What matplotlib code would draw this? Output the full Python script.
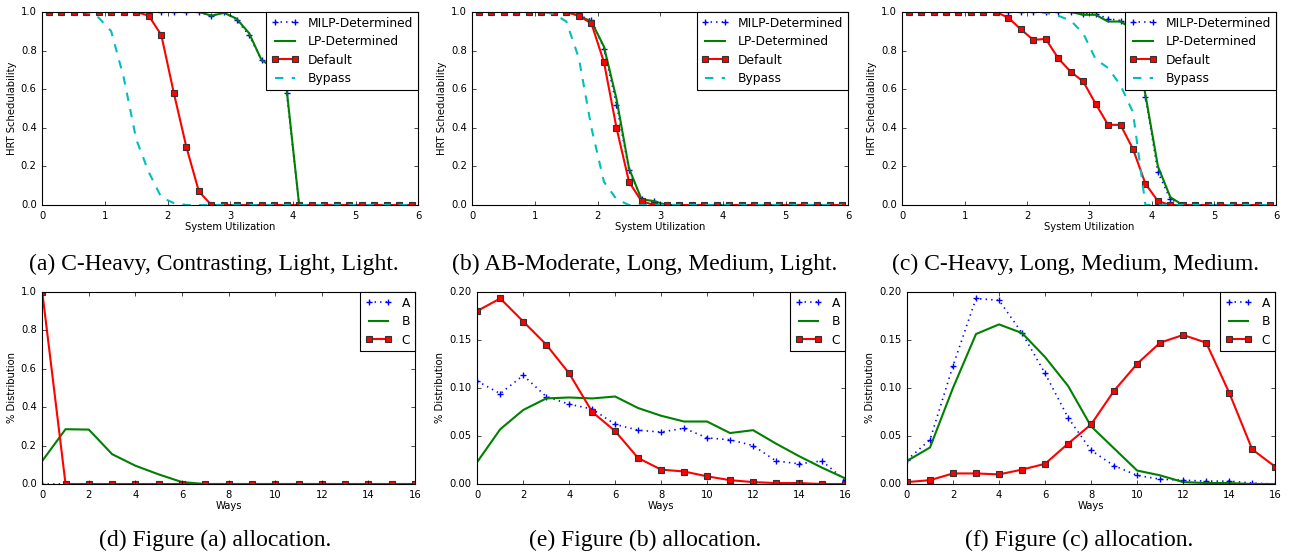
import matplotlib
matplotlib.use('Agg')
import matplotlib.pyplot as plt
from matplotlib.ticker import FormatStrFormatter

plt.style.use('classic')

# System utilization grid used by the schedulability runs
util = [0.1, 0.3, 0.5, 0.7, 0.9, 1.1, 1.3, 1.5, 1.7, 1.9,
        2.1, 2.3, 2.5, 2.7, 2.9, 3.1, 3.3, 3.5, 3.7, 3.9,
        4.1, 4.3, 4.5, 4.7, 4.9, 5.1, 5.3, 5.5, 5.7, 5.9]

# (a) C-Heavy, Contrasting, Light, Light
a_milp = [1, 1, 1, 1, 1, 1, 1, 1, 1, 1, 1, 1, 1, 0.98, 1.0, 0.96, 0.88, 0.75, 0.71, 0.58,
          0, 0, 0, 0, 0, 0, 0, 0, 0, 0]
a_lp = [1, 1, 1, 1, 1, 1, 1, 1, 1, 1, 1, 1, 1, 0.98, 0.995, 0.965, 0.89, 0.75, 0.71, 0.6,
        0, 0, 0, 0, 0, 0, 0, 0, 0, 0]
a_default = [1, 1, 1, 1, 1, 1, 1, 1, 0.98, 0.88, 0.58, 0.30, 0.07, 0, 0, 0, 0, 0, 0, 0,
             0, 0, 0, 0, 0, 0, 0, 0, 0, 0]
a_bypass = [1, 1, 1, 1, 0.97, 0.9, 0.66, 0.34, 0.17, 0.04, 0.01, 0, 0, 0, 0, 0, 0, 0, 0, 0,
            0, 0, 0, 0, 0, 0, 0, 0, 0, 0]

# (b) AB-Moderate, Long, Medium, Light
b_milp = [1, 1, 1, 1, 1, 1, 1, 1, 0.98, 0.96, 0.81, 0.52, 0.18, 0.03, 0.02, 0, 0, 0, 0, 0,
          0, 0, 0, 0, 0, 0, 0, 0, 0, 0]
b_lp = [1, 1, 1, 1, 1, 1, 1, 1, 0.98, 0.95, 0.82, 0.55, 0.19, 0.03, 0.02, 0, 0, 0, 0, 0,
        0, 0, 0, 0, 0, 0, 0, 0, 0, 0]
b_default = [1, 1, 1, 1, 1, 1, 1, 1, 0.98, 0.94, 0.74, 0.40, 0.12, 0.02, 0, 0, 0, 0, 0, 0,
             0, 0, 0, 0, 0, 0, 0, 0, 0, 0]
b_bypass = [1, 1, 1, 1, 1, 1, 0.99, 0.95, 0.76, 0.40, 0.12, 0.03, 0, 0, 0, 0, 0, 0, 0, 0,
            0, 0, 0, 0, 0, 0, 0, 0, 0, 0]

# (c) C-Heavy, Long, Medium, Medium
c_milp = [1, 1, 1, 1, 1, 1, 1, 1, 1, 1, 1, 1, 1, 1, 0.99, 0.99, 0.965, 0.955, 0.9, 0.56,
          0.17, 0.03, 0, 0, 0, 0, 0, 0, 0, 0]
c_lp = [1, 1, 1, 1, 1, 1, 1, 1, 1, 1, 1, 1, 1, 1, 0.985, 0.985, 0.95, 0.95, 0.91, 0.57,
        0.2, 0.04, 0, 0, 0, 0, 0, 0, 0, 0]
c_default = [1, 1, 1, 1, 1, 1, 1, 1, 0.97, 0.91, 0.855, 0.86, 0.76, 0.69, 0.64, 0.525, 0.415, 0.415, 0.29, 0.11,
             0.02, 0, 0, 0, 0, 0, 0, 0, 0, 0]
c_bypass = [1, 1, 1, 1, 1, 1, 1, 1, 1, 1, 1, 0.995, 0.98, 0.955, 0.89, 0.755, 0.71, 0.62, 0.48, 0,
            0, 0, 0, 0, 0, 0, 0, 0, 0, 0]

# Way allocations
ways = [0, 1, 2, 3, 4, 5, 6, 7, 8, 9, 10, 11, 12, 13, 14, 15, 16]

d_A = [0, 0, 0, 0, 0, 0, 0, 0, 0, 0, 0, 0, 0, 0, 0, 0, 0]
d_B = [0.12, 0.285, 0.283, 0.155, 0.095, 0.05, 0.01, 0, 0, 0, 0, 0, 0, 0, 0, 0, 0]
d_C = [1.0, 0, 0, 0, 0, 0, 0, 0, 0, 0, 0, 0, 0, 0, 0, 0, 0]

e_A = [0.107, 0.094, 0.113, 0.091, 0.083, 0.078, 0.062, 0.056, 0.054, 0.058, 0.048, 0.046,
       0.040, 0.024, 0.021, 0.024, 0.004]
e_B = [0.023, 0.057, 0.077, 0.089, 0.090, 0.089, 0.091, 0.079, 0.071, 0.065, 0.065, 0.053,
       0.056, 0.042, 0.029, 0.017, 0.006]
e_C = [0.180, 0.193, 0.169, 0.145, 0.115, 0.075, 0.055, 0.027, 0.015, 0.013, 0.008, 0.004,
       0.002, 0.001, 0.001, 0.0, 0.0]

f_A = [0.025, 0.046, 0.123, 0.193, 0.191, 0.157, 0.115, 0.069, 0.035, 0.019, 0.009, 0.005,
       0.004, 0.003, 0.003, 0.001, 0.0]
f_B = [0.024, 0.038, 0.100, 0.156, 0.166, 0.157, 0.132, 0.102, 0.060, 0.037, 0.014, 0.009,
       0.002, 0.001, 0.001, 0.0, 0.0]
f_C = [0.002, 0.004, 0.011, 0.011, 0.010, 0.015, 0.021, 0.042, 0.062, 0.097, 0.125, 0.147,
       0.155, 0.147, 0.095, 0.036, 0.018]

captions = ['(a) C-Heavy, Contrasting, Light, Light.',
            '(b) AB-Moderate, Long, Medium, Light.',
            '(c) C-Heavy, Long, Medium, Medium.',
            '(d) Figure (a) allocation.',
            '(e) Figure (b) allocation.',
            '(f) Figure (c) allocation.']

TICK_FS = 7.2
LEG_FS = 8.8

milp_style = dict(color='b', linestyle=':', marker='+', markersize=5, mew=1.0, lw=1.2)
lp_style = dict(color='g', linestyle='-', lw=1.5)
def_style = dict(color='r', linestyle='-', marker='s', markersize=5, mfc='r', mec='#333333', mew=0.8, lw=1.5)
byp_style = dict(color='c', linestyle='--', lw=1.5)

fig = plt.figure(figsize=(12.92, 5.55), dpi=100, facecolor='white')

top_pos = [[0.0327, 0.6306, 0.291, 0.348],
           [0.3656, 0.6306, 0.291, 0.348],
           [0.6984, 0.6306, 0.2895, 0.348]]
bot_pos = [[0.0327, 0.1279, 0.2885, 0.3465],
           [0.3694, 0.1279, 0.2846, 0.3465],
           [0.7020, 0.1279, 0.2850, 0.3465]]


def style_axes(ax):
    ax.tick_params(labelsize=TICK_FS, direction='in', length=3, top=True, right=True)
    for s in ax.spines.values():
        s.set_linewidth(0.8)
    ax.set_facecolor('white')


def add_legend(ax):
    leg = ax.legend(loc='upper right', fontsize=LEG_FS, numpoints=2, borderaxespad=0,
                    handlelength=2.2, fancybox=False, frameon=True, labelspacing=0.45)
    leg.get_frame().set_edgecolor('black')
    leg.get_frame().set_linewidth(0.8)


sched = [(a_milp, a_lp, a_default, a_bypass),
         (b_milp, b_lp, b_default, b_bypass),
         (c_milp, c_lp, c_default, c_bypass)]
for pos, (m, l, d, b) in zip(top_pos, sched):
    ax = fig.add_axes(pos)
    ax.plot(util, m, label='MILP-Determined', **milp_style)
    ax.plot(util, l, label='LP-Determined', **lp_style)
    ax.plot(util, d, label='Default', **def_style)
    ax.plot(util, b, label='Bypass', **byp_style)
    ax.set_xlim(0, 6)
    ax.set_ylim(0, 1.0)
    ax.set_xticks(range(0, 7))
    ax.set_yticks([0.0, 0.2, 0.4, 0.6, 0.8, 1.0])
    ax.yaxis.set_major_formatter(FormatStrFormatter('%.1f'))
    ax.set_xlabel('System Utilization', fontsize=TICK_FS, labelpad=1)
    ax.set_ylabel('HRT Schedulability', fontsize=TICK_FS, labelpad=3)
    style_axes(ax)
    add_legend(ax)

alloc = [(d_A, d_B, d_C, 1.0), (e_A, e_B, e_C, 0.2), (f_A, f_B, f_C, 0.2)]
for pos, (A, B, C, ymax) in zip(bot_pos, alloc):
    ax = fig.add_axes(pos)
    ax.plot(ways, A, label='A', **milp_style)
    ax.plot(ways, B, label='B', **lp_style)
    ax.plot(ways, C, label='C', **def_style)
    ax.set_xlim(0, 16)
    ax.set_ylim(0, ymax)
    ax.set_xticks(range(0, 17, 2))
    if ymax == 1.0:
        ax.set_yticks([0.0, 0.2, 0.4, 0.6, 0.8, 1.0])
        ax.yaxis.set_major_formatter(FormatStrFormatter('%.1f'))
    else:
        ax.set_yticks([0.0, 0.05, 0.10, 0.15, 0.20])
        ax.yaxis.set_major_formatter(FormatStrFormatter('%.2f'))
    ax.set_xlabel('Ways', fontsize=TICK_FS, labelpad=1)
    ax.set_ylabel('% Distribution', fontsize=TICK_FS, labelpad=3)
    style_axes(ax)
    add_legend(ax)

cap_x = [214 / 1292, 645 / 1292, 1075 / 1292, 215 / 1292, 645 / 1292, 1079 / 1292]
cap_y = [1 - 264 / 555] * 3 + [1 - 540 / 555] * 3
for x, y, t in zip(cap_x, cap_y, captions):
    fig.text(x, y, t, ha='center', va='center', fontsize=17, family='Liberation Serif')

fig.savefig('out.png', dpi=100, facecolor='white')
---
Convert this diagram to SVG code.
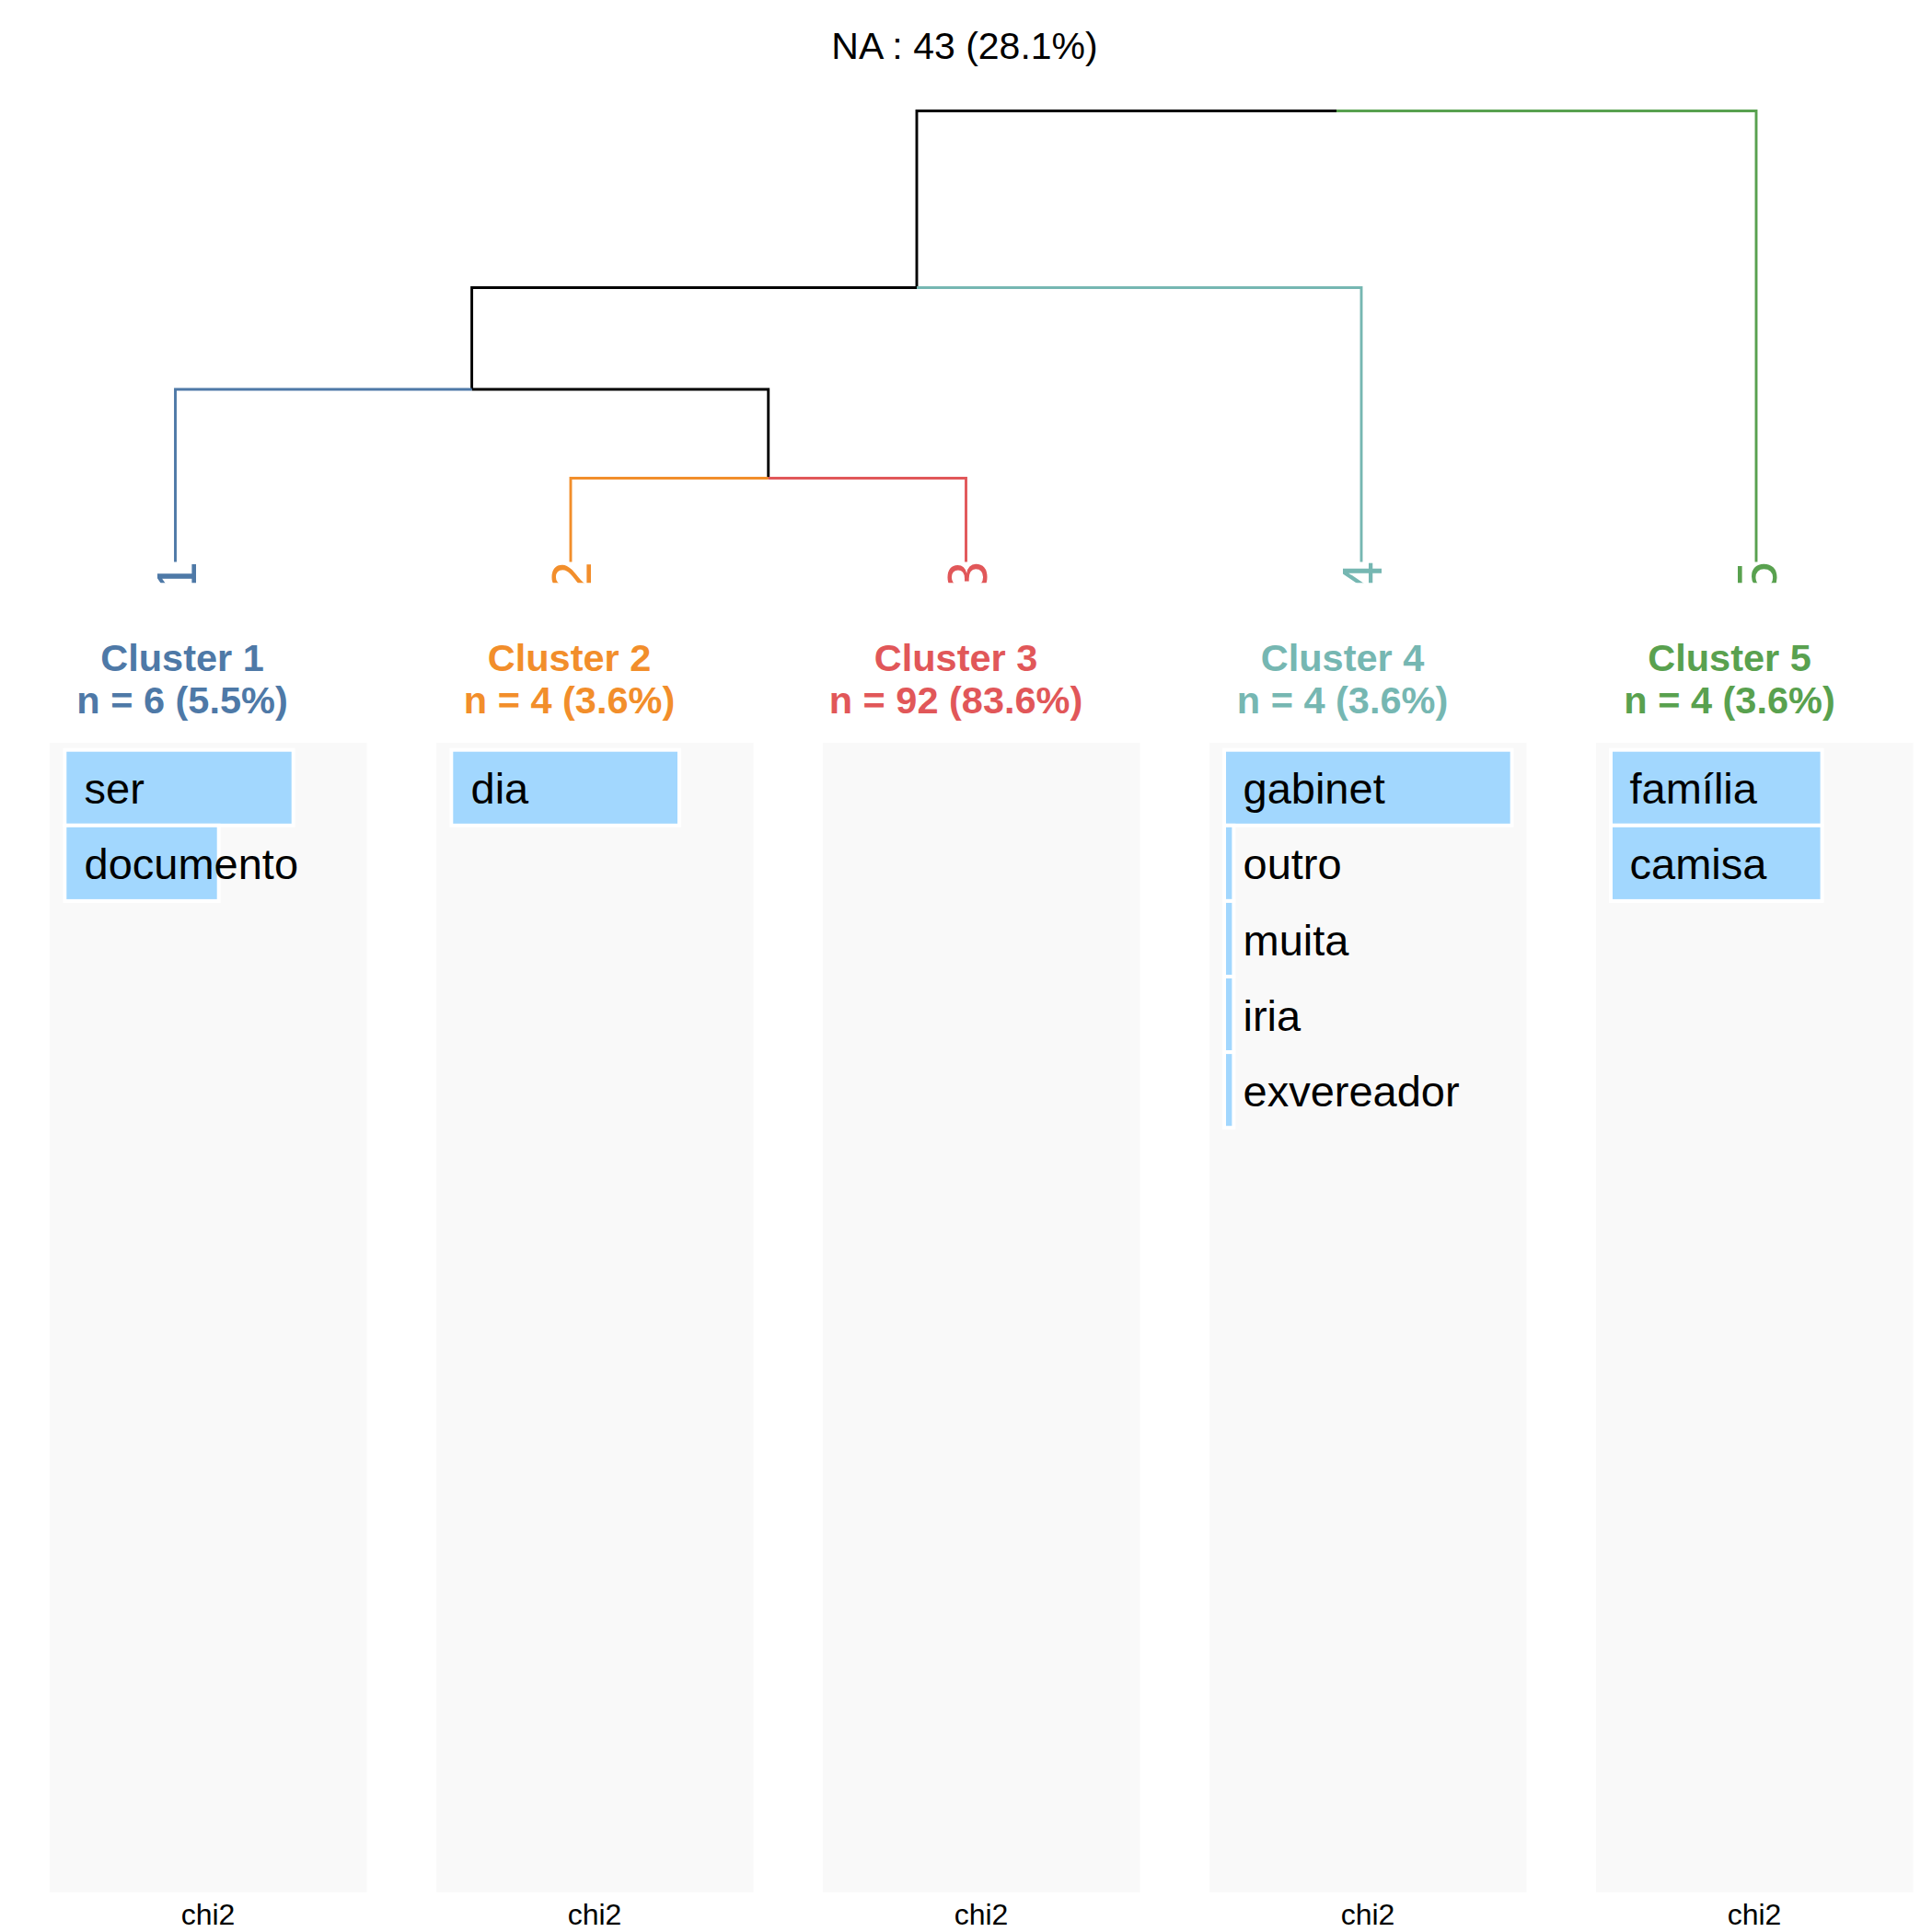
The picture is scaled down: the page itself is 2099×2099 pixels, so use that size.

Requirements: Among the records above, locate the line containing "What matplotlib code" and the line containing "4.1, 4.3, 4.5, 4.7, 4.9, 5.1, 5.3, 5.5, 5.7, 5.9]", then transcribe exactly the lines starting at the first and ending at the second, with no pictures.

Response to the task:
What matplotlib code would draw this? Output the full Python script.
import matplotlib
matplotlib.use('Agg')
import matplotlib.pyplot as plt
from matplotlib.ticker import FormatStrFormatter

plt.style.use('classic')

# System utilization grid used by the schedulability runs
util = [0.1, 0.3, 0.5, 0.7, 0.9, 1.1, 1.3, 1.5, 1.7, 1.9,
        2.1, 2.3, 2.5, 2.7, 2.9, 3.1, 3.3, 3.5, 3.7, 3.9,
        4.1, 4.3, 4.5, 4.7, 4.9, 5.1, 5.3, 5.5, 5.7, 5.9]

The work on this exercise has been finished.